Mr Cameron, under pressure from eurosceptics in his centre-right Conservative Party and a hostile right-wing press, says he will back a 'Yes' vote in a referendum expected this June if he can cut a deal in Brussels.

Failing that, he has said all options are open, refusing to rule out the possibility that Britain could become the first country to leave the EU in its more than 60-year history.

A leaked draft of the summit conclusions seen Thursday had a number of key passages in brackets, including on safeguards for non-euro Britain and on migrant benefits, meaning they have not been agreed despite weeks of tense negotiations.

Brussels has offered an "emergency brake" to limit benefits for new migrants for four years, which Britain could invoke if its welfare system is overwhelmed by the inflow of workers, as it believes it has been.

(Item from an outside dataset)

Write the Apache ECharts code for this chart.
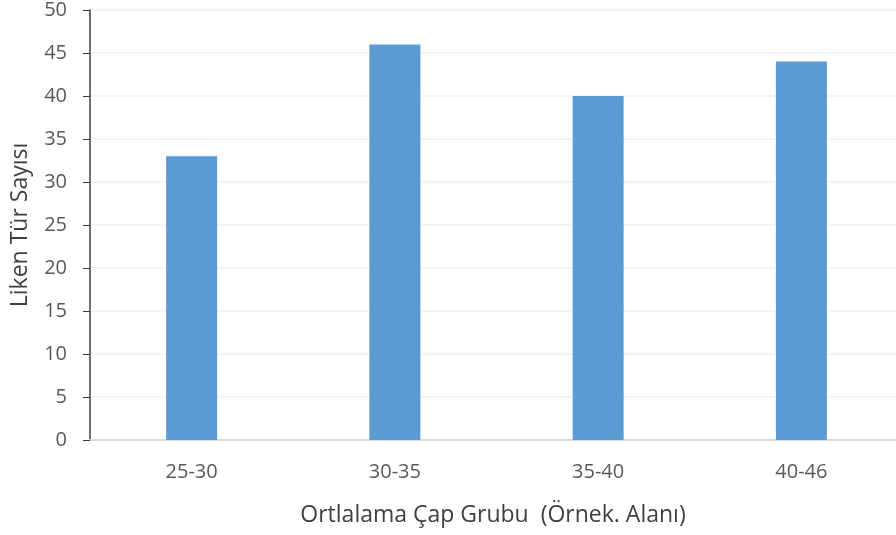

But Poland and other east European member states who have hundreds of thousands of citizens in Britain bitterly oppose such a change, saying it would discriminate against them and undermine the EU's core principle of freedom of movement.

Polish Prime Minister Beata Szydlo said on her arrival: "We want a good agreement but not at any price." Mr Cameron is due to meet key eastern European states after the summit dinner on Thursday, with any deal unlikely until the next and final session on Britain due on Friday morning.

He has staked his political reputation on winning the referendum in the hope of ending a feud over Britain's place in the EU that has plagued his Conservative Party for decades.

Britons voted overwhelmingly in favour of staying in the EU in a 1975 referendum, just two years after joining.

Recent opinion polls show British voters narrowly mixed on EU membership but there does seem to have been a modest increase in the 'No' camp.